重启 RPC 服务

Restarting RPC service

我有一个客户端进程派生一个子进程以通过 svc_run() 方法侦听传入的 RPC。我需要做的是从父进程中杀死那个子进程,然后重新派生子进程,为它提供一个新的 CLIENT* 到一个新的 RPC 服务器。

这是我的代码中相关的部分:

// Client Main
CLIENT* connectionToServer;
int pipe[2];
int childPID;
int parentPID;

static void usr2Signal()
{
  ServerData sd;
  clnt_destroy(connectionToServer);
  (void) read(pipe[0], &sd, sizeof(sd));


  // Kill child process.
  kill(childPID, SIGTERM);
  close(pipe[0]);


  // RPC connection to the new server
    CLIENT *newServerConn =
        clnt_create(
          sd.ip,
          sd.programNum,
          1,
          "tcp");

    if (!newServerConn)
    {
        // Connection error.
        exit(1);
    }

    connectionToServer = newServerConn;


  // Respawn child process.
  if (pipe(pipe) == -1)
  {
      // Pipe error.
      exit(2);
  }

  childPID = fork();
  if (childPID == -1)
  {
    // Fork error.
    exit(3);
  }
  if (childPID == 0)
  {
    // child closes read pipe and listens for RPCs.
      close(pipe[0]);
      parentPID = getppid();
      svc_run();
  }
  else
  {
    // parent closes write pipe and returns to event loop.
    close(pipe[1]);
  }
}

int main(int argc, char *argv[])
{
    /* Some initialization code */

    transp = svctcp_create(RPC_ANYSOCK, 0, 0);
    if (transp == NULL) {
        // TCP connection error.
        exit(1);
    }

    if (!svc_register(transp, /*other RPC program args*/, IPPROTO_TCP))
    {
        // RPC register error
        exit(1);
    }



  connectionToServer = clnt_create(
        192.168.x.xxx, // Server IP.
        0x20000123,     // Server RPC Program Number
        1,              // RPC Version
        "tcp");

  if (!connectionToServer)
  {
    // Connection error
    exit(1);
  }

  // Spawn child process first time.
  if (pipe(pipe) == -1) 
  {
    // Pipe error
    exit(1);
  }

  childPID = fork();
  if (childPID == -1)
  {
    // Fork error.
    exit(1);
  }

  if (childPID == 0)
  {
    // Close child's read pipe.
    close(pipe[0]);
    parentPID = getppid();

    // Listen for incoming RPCs.
    svc_run ();
    exit (1);
  }


  /* Signal/Communication Code */

  // Close parent write pipe.
  close(pipe[1]);

  // Parent runs in event loop infinitely until a signal is sent.
  eventLoop();
  cleanup();
}

在我的服务器代码中,我有启动新连接的服务调用。此调用由服务器上的某些其他操作调用。

// Server Services
void newserverconnection_1_svc(int *unused, struct svc_req *s)
{
    // This service is defined in the server code

    ServerData sd;
    /* Fill sd with data:
         Target IP: 192.168.a.aaa
         RPC Program Number: 0x20000321
         ... other data
    */

    connecttonewserver_1(&sd, connectionToServer); // A client service.
}

回到我的客户端,我有以下服务:

// Client Service
void connecttonewserver_1_svc(ServerData *sd, struct svc_req *s)
{
    // Send the new server connection data to the parent client processs
    // via the pipe and signal the parent.
    write(pipe[1], sd, sizeof(sd));
    kill(parentPID, SIGUSR2);
}

我的问题是,在我启动新连接之前一切正常。我没有进入任何错误部分,但是在建立新连接后大约 5 秒,我的客户端变得没有响应。它没有崩溃,子进程似乎也还活着,但是当我在事件循环中为父进程定义的事件被鼠标点击触发时,我的客户端将不再接收 RPC 或显示任何打印语句。我可能在为子进程生成这个新的 RPC 循环时做错了一些事情,但我看不出是什么。有什么想法吗?
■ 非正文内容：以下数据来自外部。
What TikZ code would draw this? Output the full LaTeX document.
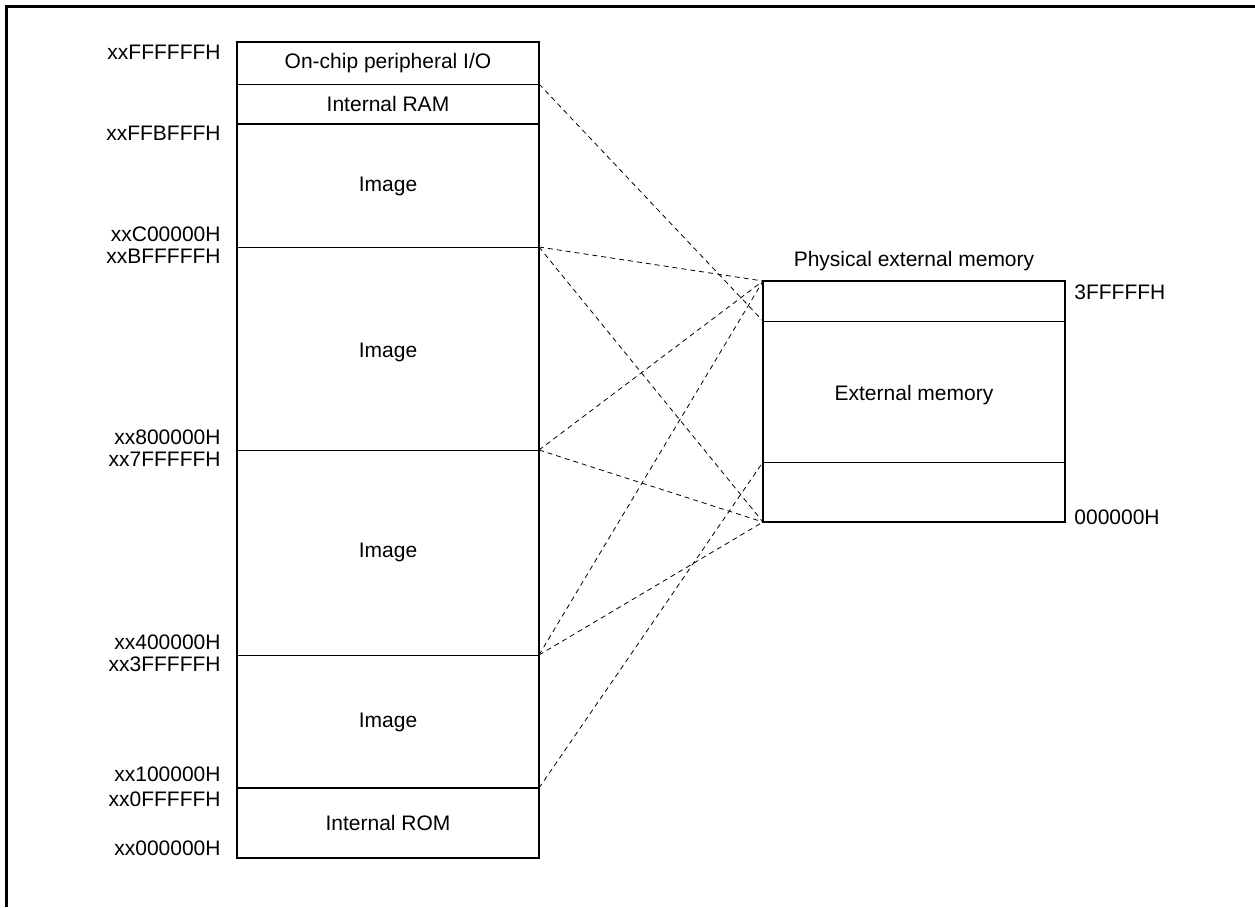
\documentclass[tikz,border=0pt]{standalone}
\usepackage{fontspec}
\setmainfont{Liberation Sans}

\begin{document}
\begin{tikzpicture}[x=0.5pt,y=-0.5pt,font=\fontsize{10.5}{12}\selectfont,
	addr/.style={anchor=east,inner sep=0pt},
	phys/.style={anchor=west,inner sep=0pt},
	thick box/.style={line width=1pt},
	thin div/.style={line width=0.4pt},
	map/.style={line width=0.4pt,dash pattern=on 2.5pt off 2pt}]
	\useasboundingbox (0,0) rectangle (1255,907);
	\draw[line width=1.5pt] (6,907) -- (6,6) -- (1255,6);

	\coordinate (m0) at (539,84);
	\coordinate (m1) at (539,247);
	\coordinate (m2) at (539,450);
	\coordinate (m3) at (539,655);
	\coordinate (m4) at (539,788);
	\coordinate (p0) at (763,281);
	\coordinate (p1) at (763,321);
	\coordinate (p2) at (763,462);
	\coordinate (p3) at (763,522);

	\draw[thin div] (237,84) -- (m0);
	\draw[thin div] (237,247) -- (m1);
	\draw[thin div] (237,450) -- (m2);
	\draw[thin div] (237,655) -- (m3);
	\draw[thick box] (237,124) -- (539,124);
	\draw[thick box] (237,788) -- (m4);
	\draw[thick box] (237,42) rectangle (539,858);

	\draw[thin div] (p1) -- (1065,321);
	\draw[thin div] (p2) -- (1065,462);
	\draw[thick box] (p0) rectangle (1065,522);

	\node (io) at (388,63) {On-chip peripheral I/O};
	\node (ram) at (388,104) {Internal RAM};
	\node (img3) at (388,186) {Image};
	\node (img2) at (388,352) {Image};
	\node (img1) at (388,552) {Image};
	\node (img0) at (388,722) {Image};
	\node (rom) at (388,823) {Internal ROM};
	\node (ext) at (914,395) {External memory};
	\node (title) at (914,261) {Physical external memory};

	\node[addr] (a1) at (221,52) {xxFFFFFFH};
	\node[addr] (a2) at (221,133) {xxFFBFFFH};
	\node[addr] (a3) at (221,234) {xxC00000H};
	\node[addr] (a4) at (221,256) {xxBFFFFFH};
	\node[addr] (a5) at (221,437) {xx800000H};
	\node[addr] (a6) at (221,459) {xx7FFFFFH};
	\node[addr] (a7) at (221,642) {xx400000H};
	\node[addr] (a8) at (221,664) {xx3FFFFFH};
	\node[addr] (a9) at (221,774) {xx100000H};
	\node[addr] (a10) at (221,799) {xx0FFFFFH};
	\node[addr] (a11) at (221,848) {xx000000H};
	\node[phys] (b1) at (1074,292) {3FFFFFH};
	\node[phys] (b2) at (1074,517) {000000H};

	\draw[map] (m0) -- (p1);
	\draw[map] (m1) -- (p0);
	\draw[map] (m1) -- (p3);
	\draw[map] (m2) -- (p0);
	\draw[map] (m2) -- (p3);
	\draw[map] (m3) -- (p0);
	\draw[map] (m3) -- (p3);
	\draw[map] (m4) -- (p2);
\end{tikzpicture}
\end{document}
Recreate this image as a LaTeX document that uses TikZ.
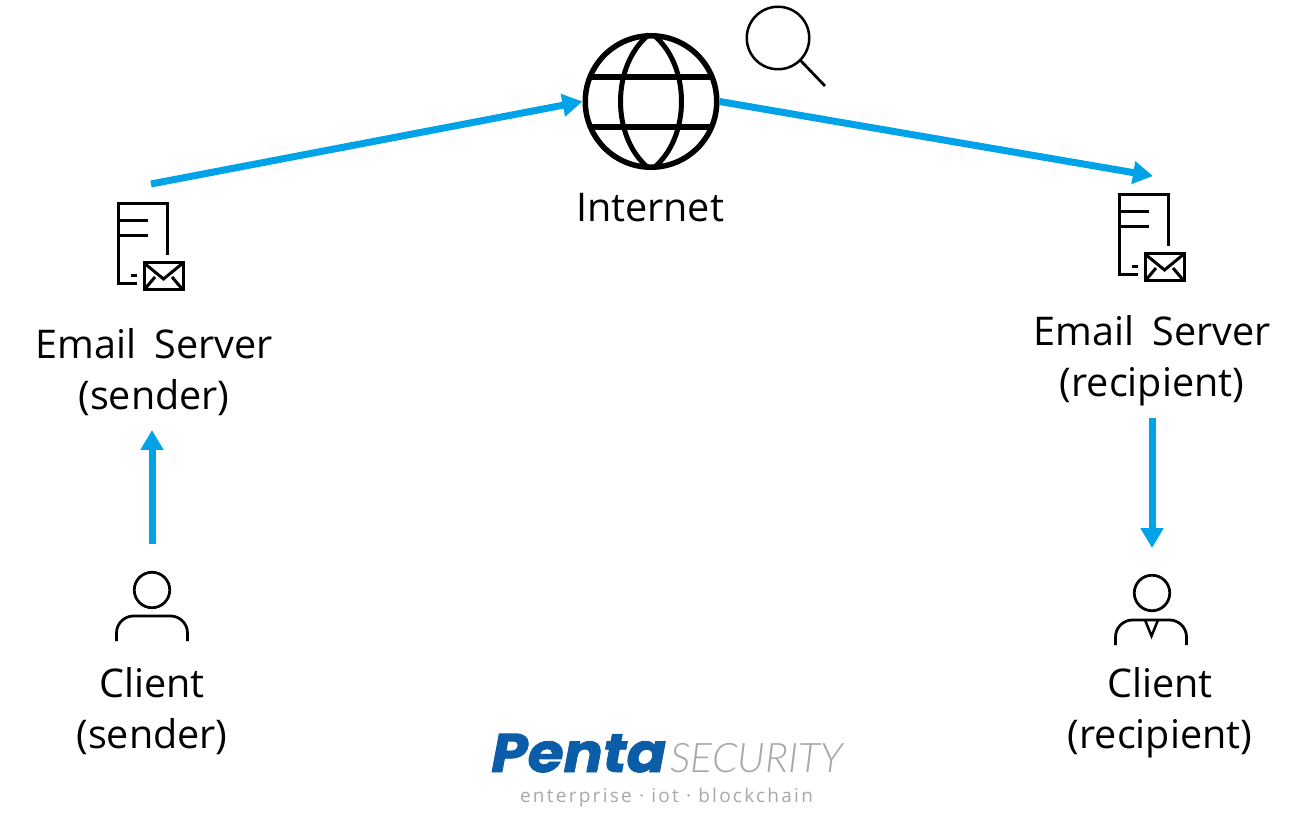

所以这个解决方案达到了我正在寻找的结果,但肯定远非完美。

static void usr2Signal()
{
  ServerData sd;
  // clnt_destroy(connectionToServer); // Removed this as it closes the RPC connection.
  (void) read(pipe[0], &sd, sizeof(sd));


  // Removed these. Killing the child process also seems to close the
  // connection. Just let the child run.
  // kill(childPID, SIGTERM);
  // close(pipe[0]);


  // RPC connection to the new server
    CLIENT *newServerConn =
        clnt_create(
          sd.ip,
          sd.programNum,
          1,
          "tcp");

    if (!newServerConn)
    {
        // Connection error.
        exit(1);
    }

    // This is the only necessary line. Note that the old 
    // connectionToServer pointer was not deregistered/deallocated,
    // so this causes a memory leak, but is a quick fix to my issue.
    connectionToServer = newServerConn;


    // Removed the rest of the code that spawns a new child process
    // as it is not needed anymore.

}